# [STATED EXERCISE]
Repeat the material verbatim. Images are excluded from the copy.

◇ ◇ ◇

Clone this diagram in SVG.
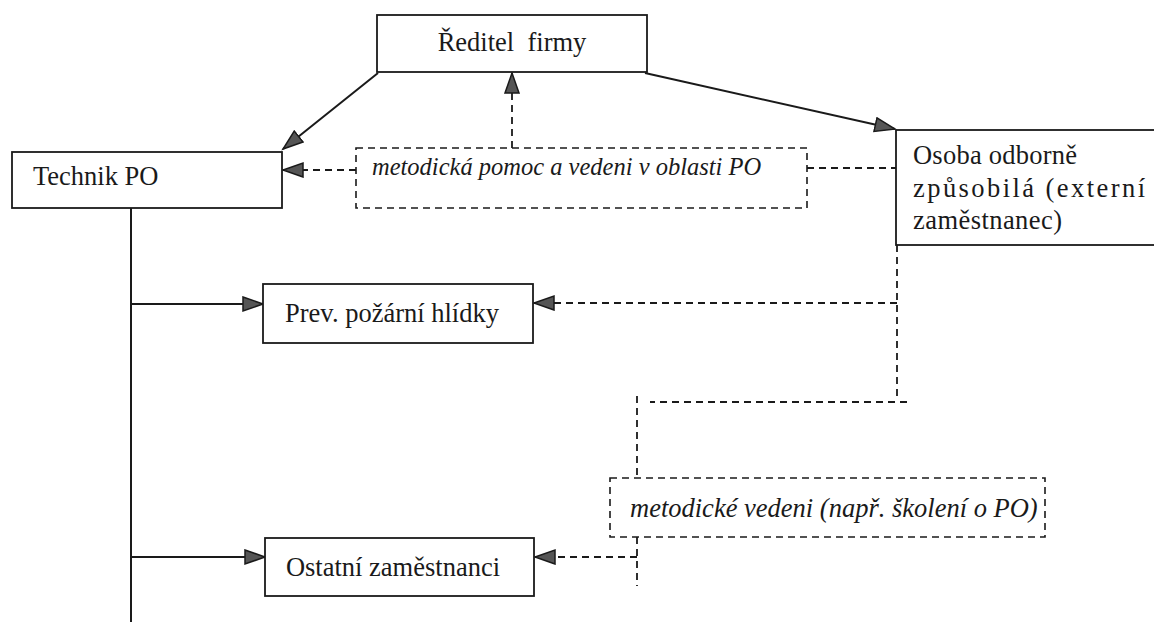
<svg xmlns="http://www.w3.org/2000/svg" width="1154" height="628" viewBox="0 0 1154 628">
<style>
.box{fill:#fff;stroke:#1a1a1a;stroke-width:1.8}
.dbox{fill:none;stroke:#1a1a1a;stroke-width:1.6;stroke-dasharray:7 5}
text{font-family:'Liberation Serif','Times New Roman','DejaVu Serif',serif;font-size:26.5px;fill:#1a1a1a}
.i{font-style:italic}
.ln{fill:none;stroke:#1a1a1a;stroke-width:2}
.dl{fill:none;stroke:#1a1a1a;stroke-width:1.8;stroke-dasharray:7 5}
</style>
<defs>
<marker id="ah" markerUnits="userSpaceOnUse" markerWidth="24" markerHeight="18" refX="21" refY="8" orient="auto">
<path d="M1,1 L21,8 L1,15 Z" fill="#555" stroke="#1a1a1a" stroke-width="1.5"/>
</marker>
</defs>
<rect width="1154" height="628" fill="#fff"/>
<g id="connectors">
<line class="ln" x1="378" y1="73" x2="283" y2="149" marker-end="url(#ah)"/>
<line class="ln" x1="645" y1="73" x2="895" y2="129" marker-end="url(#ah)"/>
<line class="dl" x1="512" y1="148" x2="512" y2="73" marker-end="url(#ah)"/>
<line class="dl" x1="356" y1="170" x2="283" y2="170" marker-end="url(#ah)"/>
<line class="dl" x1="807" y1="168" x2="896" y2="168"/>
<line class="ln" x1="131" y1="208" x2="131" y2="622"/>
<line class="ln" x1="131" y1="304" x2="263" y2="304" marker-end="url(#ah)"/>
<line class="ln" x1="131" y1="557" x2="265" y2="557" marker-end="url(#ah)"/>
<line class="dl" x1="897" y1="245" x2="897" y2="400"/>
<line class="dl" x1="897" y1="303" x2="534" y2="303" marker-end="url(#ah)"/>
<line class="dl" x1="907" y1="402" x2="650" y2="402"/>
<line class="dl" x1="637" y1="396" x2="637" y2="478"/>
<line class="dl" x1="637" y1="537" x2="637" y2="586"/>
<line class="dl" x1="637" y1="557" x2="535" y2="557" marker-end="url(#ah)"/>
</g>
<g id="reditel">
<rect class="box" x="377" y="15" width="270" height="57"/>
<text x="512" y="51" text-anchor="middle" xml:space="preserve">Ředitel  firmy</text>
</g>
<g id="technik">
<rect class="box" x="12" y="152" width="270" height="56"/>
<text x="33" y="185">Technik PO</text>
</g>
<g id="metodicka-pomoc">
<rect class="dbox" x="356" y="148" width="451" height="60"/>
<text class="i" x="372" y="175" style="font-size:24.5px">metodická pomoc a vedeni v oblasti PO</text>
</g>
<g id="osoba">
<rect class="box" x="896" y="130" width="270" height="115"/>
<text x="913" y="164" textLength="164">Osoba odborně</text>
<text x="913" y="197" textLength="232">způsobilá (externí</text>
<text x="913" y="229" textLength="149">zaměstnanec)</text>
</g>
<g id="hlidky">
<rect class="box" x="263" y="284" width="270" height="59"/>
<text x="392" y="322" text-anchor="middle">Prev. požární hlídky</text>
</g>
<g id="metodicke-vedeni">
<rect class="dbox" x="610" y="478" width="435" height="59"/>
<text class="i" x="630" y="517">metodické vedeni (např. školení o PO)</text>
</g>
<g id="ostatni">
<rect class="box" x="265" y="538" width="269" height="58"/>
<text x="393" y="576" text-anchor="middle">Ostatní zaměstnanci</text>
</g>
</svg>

◇ ◇ ◇

# [FINISHED TASK]
Clone this diagram in SVG.
<svg xmlns="http://www.w3.org/2000/svg" width="1154" height="628" viewBox="0 0 1154 628">
<style>
.box{fill:#fff;stroke:#1a1a1a;stroke-width:1.8}
.dbox{fill:none;stroke:#1a1a1a;stroke-width:1.6;stroke-dasharray:7 5}
text{font-family:'Liberation Serif','Times New Roman','DejaVu Serif',serif;font-size:26.5px;fill:#1a1a1a}
.i{font-style:italic}
.ln{fill:none;stroke:#1a1a1a;stroke-width:2}
.dl{fill:none;stroke:#1a1a1a;stroke-width:1.8;stroke-dasharray:7 5}
</style>
<defs>
<marker id="ah" markerUnits="userSpaceOnUse" markerWidth="24" markerHeight="18" refX="21" refY="8" orient="auto">
<path d="M1,1 L21,8 L1,15 Z" fill="#555" stroke="#1a1a1a" stroke-width="1.5"/>
</marker>
</defs>
<rect width="1154" height="628" fill="#fff"/>
<g id="connectors">
<line class="ln" x1="378" y1="73" x2="283" y2="149" marker-end="url(#ah)"/>
<line class="ln" x1="645" y1="73" x2="895" y2="129" marker-end="url(#ah)"/>
<line class="dl" x1="512" y1="148" x2="512" y2="73" marker-end="url(#ah)"/>
<line class="dl" x1="356" y1="170" x2="283" y2="170" marker-end="url(#ah)"/>
<line class="dl" x1="807" y1="168" x2="896" y2="168"/>
<line class="ln" x1="131" y1="208" x2="131" y2="622"/>
<line class="ln" x1="131" y1="304" x2="263" y2="304" marker-end="url(#ah)"/>
<line class="ln" x1="131" y1="557" x2="265" y2="557" marker-end="url(#ah)"/>
<line class="dl" x1="897" y1="245" x2="897" y2="400"/>
<line class="dl" x1="897" y1="303" x2="534" y2="303" marker-end="url(#ah)"/>
<line class="dl" x1="907" y1="402" x2="650" y2="402"/>
<line class="dl" x1="637" y1="396" x2="637" y2="478"/>
<line class="dl" x1="637" y1="537" x2="637" y2="586"/>
<line class="dl" x1="637" y1="557" x2="535" y2="557" marker-end="url(#ah)"/>
</g>
<g id="reditel">
<rect class="box" x="377" y="15" width="270" height="57"/>
<text x="512" y="51" text-anchor="middle" xml:space="preserve">Ředitel  firmy</text>
</g>
<g id="technik">
<rect class="box" x="12" y="152" width="270" height="56"/>
<text x="33" y="185">Technik PO</text>
</g>
<g id="metodicka-pomoc">
<rect class="dbox" x="356" y="148" width="451" height="60"/>
<text class="i" x="372" y="175" style="font-size:24.5px">metodická pomoc a vedeni v oblasti PO</text>
</g>
<g id="osoba">
<rect class="box" x="896" y="130" width="270" height="115"/>
<text x="913" y="164" textLength="164">Osoba odborně</text>
<text x="913" y="197" textLength="232">způsobilá (externí</text>
<text x="913" y="229" textLength="149">zaměstnanec)</text>
</g>
<g id="hlidky">
<rect class="box" x="263" y="284" width="270" height="59"/>
<text x="392" y="322" text-anchor="middle">Prev. požární hlídky</text>
</g>
<g id="metodicke-vedeni">
<rect class="dbox" x="610" y="478" width="435" height="59"/>
<text class="i" x="630" y="517">metodické vedeni (např. školení o PO)</text>
</g>
<g id="ostatni">
<rect class="box" x="265" y="538" width="269" height="58"/>
<text x="393" y="576" text-anchor="middle">Ostatní zaměstnanci</text>
</g>
</svg>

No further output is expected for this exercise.